Cape Town - The student group that protested at the inauguration of Stellenbosch University’s new vice-chancellor this week remains unapologetic about raising uncomfortable issues that threaten to burst the institution’s “bubble of white privilege”.
“We want to make you uncomfortable,” said Open Stellenbosch spokesman Sikhulekile Duma, a day after 100 of the group’s members picketed the inauguration of Professor Wim de Villiers.
“Ours is an uncomfortable country to live in. This is a very uncomfortable town for a black person to live in.”
Duma said the group wanted to highlight how the university still catered mainly to a “white Afrikaans-speaking minority”.
One of their demands was for the university’s staff and student composition to be less white.
“Stellenbosch University is a bubble,” Duma said.
“A lot of students even happily tell you that they come here so that they can run away from the issues of the country. We want to change that.”
At his inauguration on Wednesday, De Villiers hit back at similar accusations, describing inclusivity as a “cornerstone” of the university’s policy.
In 1990, he said, the institution had just 762 black, coloured and Indian students.
Today, this had increased to 11 200, or nearly 38 percent of the student body.
Duma, 20, a second-year student in social dynamics, said the core of Open Stellenbosch was comprised of between 50 and 100 “fully engaged” members. Larger numbers of supporters attended its protests and talks.
Wednesday’s protest, which drew media attention nationally, immediately suggested parallels to Rhodes Must Fall (RMF), the student group at UCT that successfully campaigned for the removal of an 81-year-old statue of Cecil John Rhodes.
Duma, who resigned from the DA’s Stellenbosch student movement earlier this year, said the two groups, together with Transform Wits in Johannesburg, were working towards the same goal.
“(The goal) is not just the transformation of universities to cater to the majority of South Africans.
“We are also further fighting for the decolonisation of the universities.”
And while the two groups supported each other – RMF leader Ramabina Mahapa, for example, was at Thursday’s protest – they worked in different environments.
“We are not Rhodes Must Fall. We are Open Stellenbosch, and we are working in a different context,” Duma said.
In words similar to those used by Rhodes Must Fall in criticising the management of UCT, Duma said the mentality, syllabus and culture of Stellenbosch University was still “eurocentric”.
The university had denied this charge.
Earlier this month, the university said it was fully committed to diversity.
“The university firmly believes that a diversity of staff, students, knowledge, ideas and perspectives can enhance the quality of core academic activities even further,” it said in a statement.

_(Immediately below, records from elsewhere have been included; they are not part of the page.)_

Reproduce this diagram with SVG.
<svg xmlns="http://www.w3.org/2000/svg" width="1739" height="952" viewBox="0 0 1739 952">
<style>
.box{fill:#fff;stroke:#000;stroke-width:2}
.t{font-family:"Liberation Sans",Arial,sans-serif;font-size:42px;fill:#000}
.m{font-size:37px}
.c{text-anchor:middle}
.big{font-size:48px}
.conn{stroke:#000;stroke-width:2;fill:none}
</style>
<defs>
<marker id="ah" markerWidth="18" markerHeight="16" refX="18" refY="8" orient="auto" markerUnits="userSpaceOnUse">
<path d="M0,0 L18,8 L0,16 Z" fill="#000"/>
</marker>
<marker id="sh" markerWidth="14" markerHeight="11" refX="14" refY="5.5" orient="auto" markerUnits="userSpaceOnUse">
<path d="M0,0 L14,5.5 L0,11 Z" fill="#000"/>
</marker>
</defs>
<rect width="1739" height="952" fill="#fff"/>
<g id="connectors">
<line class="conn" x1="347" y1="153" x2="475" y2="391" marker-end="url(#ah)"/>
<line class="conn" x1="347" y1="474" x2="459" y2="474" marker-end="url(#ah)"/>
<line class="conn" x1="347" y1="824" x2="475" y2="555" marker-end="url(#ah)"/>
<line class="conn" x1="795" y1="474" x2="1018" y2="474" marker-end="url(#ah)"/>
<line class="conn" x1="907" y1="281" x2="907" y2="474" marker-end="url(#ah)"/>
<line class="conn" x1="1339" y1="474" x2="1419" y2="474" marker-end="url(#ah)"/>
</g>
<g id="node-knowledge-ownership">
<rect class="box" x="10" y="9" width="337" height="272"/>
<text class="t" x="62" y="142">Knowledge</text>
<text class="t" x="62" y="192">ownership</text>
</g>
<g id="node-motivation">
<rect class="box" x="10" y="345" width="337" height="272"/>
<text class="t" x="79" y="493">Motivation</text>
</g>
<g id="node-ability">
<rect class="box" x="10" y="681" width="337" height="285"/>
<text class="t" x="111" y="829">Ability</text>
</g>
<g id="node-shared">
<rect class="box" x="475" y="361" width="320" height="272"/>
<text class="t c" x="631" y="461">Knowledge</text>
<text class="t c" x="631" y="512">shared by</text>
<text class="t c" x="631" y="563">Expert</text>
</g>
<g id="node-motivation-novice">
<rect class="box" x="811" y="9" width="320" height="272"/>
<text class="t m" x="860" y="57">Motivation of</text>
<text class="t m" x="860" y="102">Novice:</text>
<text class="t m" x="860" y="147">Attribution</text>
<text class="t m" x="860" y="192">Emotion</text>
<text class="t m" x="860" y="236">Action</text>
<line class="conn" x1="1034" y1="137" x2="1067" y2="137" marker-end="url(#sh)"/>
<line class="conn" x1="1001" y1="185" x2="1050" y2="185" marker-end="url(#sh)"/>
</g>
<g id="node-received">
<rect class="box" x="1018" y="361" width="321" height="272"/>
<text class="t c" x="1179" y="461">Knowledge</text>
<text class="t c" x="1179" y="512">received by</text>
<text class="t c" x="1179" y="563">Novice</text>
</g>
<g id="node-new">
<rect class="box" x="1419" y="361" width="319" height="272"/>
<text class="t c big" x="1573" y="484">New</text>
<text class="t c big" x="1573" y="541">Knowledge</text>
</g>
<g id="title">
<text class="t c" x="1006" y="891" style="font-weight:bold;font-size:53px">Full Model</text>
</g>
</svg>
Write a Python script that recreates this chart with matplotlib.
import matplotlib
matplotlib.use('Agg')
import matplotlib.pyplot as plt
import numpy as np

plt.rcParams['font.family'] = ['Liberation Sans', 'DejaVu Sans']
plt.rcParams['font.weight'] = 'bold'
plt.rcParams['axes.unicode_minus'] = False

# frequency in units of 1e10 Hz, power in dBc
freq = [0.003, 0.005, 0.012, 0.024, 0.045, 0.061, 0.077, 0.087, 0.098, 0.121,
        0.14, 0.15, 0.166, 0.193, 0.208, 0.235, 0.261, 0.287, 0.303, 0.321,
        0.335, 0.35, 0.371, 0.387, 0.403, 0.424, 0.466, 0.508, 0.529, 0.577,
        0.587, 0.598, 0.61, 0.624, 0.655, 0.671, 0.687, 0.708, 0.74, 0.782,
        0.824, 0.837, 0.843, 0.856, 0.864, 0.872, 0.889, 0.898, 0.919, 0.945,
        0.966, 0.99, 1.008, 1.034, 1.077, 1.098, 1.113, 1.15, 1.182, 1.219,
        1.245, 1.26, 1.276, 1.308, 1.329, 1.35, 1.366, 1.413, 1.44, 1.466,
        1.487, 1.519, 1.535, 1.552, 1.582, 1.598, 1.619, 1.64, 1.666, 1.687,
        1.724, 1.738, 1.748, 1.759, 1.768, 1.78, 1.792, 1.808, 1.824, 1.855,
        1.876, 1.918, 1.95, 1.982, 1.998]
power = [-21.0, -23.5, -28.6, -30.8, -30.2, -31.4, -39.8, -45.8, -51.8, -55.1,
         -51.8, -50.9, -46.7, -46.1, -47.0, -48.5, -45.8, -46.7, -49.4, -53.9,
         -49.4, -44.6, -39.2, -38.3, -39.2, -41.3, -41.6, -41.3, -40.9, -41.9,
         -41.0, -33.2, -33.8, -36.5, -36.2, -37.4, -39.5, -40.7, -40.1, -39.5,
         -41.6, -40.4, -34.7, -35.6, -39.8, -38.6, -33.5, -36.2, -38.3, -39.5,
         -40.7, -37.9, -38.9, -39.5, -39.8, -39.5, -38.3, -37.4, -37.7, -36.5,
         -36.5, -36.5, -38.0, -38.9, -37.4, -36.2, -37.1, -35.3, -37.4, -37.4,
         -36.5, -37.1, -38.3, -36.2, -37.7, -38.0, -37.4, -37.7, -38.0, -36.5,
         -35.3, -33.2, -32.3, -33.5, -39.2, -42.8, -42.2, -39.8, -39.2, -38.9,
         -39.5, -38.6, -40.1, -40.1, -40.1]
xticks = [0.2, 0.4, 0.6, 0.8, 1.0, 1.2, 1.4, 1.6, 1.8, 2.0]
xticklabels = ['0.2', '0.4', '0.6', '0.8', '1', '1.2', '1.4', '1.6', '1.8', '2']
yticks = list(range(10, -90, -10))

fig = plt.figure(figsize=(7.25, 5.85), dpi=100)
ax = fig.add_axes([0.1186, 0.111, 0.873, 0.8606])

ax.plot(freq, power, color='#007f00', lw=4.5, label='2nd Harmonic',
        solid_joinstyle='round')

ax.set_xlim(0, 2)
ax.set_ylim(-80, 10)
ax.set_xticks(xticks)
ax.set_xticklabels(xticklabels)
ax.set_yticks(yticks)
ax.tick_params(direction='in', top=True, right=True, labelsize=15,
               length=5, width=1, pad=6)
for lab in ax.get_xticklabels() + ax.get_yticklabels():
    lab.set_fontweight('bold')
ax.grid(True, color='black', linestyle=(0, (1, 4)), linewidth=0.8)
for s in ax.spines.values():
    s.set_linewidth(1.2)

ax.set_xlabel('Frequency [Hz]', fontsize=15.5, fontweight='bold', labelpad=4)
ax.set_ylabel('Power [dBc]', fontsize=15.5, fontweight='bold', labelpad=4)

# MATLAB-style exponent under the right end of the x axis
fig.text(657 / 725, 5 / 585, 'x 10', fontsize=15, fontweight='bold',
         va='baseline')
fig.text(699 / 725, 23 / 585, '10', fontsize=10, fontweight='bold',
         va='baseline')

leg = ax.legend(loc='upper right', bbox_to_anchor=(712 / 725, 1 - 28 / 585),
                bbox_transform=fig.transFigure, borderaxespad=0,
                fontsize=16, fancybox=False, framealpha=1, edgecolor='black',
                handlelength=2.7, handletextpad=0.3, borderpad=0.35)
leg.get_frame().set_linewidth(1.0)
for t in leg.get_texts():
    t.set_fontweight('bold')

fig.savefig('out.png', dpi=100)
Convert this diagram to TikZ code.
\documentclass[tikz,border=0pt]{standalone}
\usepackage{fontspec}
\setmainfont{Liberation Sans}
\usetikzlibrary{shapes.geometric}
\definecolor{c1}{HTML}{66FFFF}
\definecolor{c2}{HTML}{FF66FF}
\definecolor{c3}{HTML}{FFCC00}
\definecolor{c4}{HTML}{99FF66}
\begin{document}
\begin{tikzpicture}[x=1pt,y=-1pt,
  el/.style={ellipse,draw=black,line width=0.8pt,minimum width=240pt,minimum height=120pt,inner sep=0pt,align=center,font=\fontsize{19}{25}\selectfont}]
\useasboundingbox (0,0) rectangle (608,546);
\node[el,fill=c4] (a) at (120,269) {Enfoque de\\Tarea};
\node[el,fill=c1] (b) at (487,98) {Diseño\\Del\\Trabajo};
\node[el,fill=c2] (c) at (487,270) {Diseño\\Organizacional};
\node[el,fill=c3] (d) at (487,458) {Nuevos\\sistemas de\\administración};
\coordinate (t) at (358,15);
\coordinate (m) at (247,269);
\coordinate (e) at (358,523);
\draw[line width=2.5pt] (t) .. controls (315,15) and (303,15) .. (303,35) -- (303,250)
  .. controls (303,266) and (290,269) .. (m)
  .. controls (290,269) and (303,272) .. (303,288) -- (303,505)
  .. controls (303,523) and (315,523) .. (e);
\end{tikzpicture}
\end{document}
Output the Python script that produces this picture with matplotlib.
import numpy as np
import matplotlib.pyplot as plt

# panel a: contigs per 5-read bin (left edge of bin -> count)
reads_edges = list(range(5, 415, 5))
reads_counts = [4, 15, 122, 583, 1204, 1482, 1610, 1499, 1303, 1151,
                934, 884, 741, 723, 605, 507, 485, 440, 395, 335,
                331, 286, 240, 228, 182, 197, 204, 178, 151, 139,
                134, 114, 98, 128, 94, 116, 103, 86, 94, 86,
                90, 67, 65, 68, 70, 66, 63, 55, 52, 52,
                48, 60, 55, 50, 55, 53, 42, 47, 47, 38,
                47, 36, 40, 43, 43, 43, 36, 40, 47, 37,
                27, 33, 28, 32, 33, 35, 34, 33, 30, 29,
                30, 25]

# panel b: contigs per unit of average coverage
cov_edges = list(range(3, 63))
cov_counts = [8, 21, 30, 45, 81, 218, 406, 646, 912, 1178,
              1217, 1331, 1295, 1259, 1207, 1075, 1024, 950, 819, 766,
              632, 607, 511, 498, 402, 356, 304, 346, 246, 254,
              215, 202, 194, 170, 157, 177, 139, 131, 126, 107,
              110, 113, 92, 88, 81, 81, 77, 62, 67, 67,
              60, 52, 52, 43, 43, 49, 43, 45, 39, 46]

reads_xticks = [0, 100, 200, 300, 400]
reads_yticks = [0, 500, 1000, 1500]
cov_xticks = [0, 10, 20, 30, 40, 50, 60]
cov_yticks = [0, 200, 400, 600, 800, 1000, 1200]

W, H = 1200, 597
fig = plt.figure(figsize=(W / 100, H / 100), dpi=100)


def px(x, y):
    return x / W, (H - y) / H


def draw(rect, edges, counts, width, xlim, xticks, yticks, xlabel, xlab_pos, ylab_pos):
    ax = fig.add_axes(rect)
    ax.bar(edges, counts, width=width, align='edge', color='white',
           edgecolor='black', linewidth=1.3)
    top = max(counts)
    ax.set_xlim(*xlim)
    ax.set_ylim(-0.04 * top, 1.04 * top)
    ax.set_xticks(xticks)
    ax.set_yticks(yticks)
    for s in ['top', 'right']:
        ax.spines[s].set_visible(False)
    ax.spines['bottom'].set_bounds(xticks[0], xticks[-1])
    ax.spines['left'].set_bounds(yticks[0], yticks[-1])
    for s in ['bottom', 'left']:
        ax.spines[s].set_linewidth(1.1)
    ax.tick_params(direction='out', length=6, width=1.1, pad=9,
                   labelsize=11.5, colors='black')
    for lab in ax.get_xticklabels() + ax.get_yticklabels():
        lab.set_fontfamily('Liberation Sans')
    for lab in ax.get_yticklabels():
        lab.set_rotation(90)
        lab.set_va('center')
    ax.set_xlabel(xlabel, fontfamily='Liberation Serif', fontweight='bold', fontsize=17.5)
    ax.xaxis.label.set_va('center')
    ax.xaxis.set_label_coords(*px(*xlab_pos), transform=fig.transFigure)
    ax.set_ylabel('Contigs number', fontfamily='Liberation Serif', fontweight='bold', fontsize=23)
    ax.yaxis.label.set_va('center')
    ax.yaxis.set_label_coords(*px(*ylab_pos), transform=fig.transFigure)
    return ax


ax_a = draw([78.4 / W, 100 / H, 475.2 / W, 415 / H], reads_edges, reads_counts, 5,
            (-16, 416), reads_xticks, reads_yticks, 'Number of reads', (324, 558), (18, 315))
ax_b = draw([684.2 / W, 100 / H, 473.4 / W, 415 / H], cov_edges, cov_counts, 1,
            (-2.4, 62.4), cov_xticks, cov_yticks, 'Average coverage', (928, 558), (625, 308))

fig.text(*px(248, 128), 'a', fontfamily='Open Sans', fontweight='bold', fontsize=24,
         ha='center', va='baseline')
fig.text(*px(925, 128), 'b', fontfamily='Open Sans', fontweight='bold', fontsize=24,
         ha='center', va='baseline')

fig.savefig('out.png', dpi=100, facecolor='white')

While the Rhodes Must Fall group used the statue of Cecil John Rhodes as a rallying point for wider discussion about transformation, Duma said that Open Stellenbosch was focusing on the use of Afrikaans.
“The language policy is our first talking point, to talk about the wider problems that we have.
“Every student understands discrimination through language, because it is something they face in their classroom.”
In its information for new students, however, Stellenbosch University says “students are welcome to engage with lecturers in Afrikaans or English”, and may write tests in either language.
At his inauguration, De Villiers praised different languages on campus: “Stellenbosch is a multilingual South African university – one of the few in this category, which is sorely needed in a country with 11 official languages.”
But Duma claimed multilingualism wasn’t working.
He said the “T-option classes” – where both English Afrikaans are spoken, and classes with simultaneous translations – should be scrapped.
Instead, every subject should be offered in separate English and Afrikaans classes.
Asked to comment, Professor Arnold Schoon-winkel, Maties vice-rector of learning and teaching, said Stellenbosch had made “much progress over the last few years to open up the university to non-Afrikaans speakers”, and English now enjoyed the same status as Afrikaans.
In the Faculty of Engineering, all class modules were already offered in English and Afrikaans.
The Faculty of Economic and Management Sciences was set to reach this target next year.
Schoonwinkel added that the quality of translators in classes using simultaneous translation was high.
“Interpreters undergo intensive theoretical and practical training, and they have to work alongside an experienced interpreter for a year before they may work alone,” he said.